Het was in 1995 dat ik als 9 jarige Amsterdamse geïnspireerd door mijn twee jaar oudere broer zwaar onder invloed was. Volledig in de ban van "ons" Ajax. Opgroeiend in de Watergraafsmeer zaten we dicht bij het vuur en stonden we regelmatig op zaterdagochtend bij de training te kijken. Bij deze met terugwerkende kracht een dikke shout out naar ons lieve moedertje die ons volledig steunde in deze gekte en gewillig met ons mee fietste als we weer eens een fotootje (je weet wel zo één die je nog moest afdrukken en dan bleek je je vinger voor de lens te hebben gehad) wilden schieten van onze supersterren off all time. Lieve mam, was je net van die zwemlessen af, kon je nog niet van je welverdiende ochtendrust genieten.

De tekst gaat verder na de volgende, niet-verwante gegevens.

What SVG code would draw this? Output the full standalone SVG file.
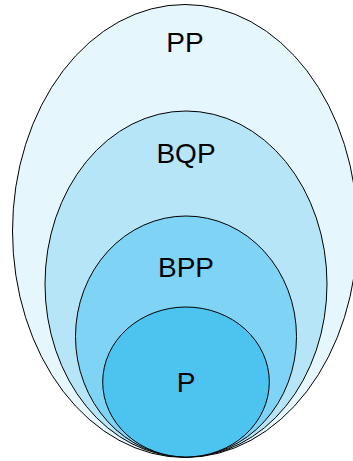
<svg xmlns="http://www.w3.org/2000/svg" width="353" height="461" viewBox="0 0 353 461">
  <style>
    .set { stroke: #000; stroke-width: 1; }
    .label { font-family: "Liberation Sans", Arial, sans-serif; font-size: 28px; fill: #000; text-anchor: middle; }
  </style>
  <rect width="353" height="461" fill="#fff"/>
  <!-- Nested complexity classes, all tangent at the bottom -->
  <g id="pp">
    <ellipse class="set" cx="185" cy="231" rx="172.5" ry="226.5" fill="#E5F6FD"/>
    <text class="label" x="185" y="52">PP</text>
  </g>
  <g id="bqp">
    <ellipse class="set" cx="186" cy="284" rx="141" ry="173" fill="#B6E5F8"/>
    <text class="label" x="186" y="163">BQP</text>
  </g>
  <g id="bpp">
    <ellipse class="set" cx="186" cy="336.5" rx="110.5" ry="120.5" fill="#7FD3F5"/>
    <text class="label" x="186" y="277">BPP</text>
  </g>
  <g id="p">
    <ellipse class="set" cx="186" cy="382" rx="83.3" ry="75" fill="#4DC3EF"/>
    <text class="label" x="186" y="392">P</text>
  </g>
</svg>
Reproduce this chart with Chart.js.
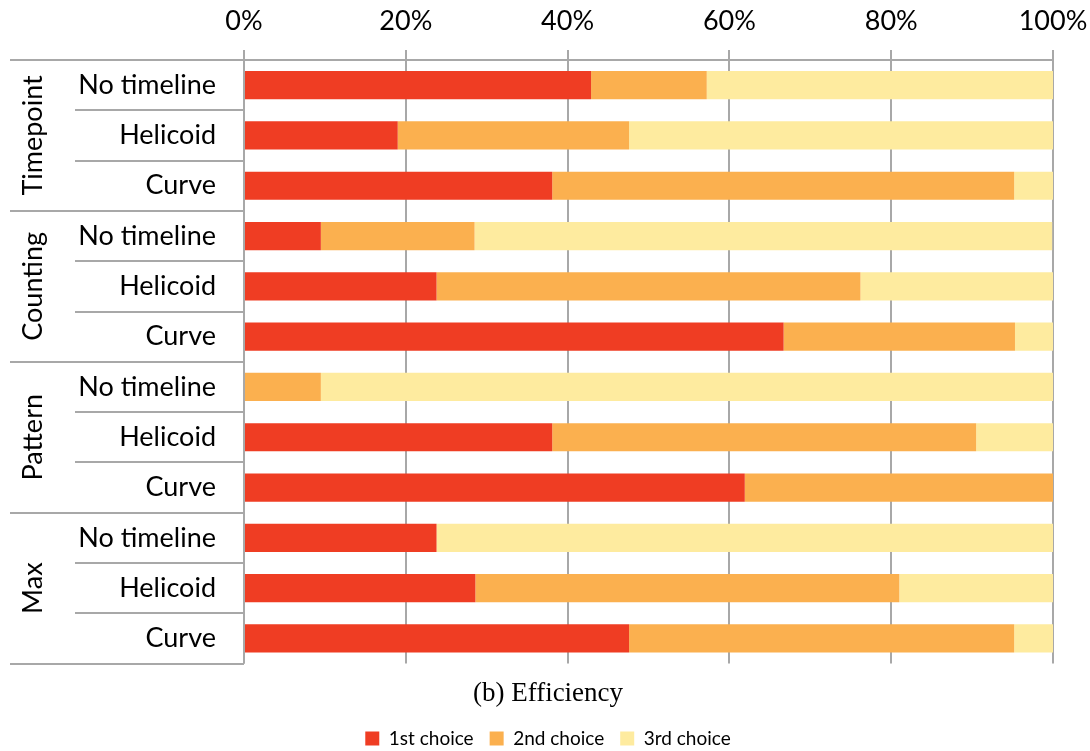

Ieder kind op het voetbalveldje op het Mariotteplein in de Watergraafsmeer droomde ervan om de volgende Marc Overmars of broertjes de Boer te worden. Persoonlijk kon ik tot mijn vierde slecht lopen, laat staan voetballen. Ik zag voor mezelf dan ook eerder een carrière weg gelegd als Louis van Gaal óf F-side supporter. Bazig ben ik geworden (of altijd geweest?), droge humor heb ik ook en ik was zeker in mijn pubertijd graag te porren voor een relletje hier en daar maar daar is het bij gebleven.
De jeugdherinneringen van het stadion de Meer waar ik Ajax de landstitel zag behalen, woensdagavond opblijven voor de grote finale en tranen met tuiten omdat we niet naar het museum plein konden om te feesten. Spijbelen voor de Supercup en de verloren finale in 1996. Het waren onvergetelijke Ajax jaren en ik denk dat je ons in die jaren gerust kon beschouwen als échte supporters.
Een echte diehard bleek ik niet want met de aftocht van Louis, Frank, Ronald, Patrick, Clarence en Edgar verloor deze "trouwe" fan haar clubliefde. De laatste stuiptrekking was wellicht het uitschelden van een fietser voor kakkerlak nadat hij me bijna aanreed ergens in de buurt van de Coolsingel. Ik degradeerde al snel naar de geluks-supporterdivisie.
En nu, bijna een kwart eeuw verder staan "we" er weer. Met één been in de grote finale tegen Liverpool, dat groter bleek dan het grote Barcelona. We staan als één man, achter Ajax Amsterdam wij gelukssupporters, mooi weer supporters, of feestsupporters. Het moge duidelijk zijn als het goed gaat staan we er, en als het slecht gaat staan we gewoon achter Sven, de hockeydames, Max of desnoods Badr. Je zou het hypocriet of flexibel kunnen noemen maar wij gelukssupporters gaan voor de tranen, de emotie en vooral voor de winst.
Lieve Matthijs, Donny, Frenkie en Hakim bedankt, dat ik weer heel even die-hard mag zijn, dat ik weer heel even 9 mag zijn, dat ik weer op mag blijven, en dat ik weer heel even mag promoveren naar de F-side divisie. En ik beloof jullie uit de grond van mijn gelukssupportershart, dit keer ben ik erbij op het Museumplein! Ajax Amsterdam mijn nummer 1, de beste club van Holland dat weet toch iedereen.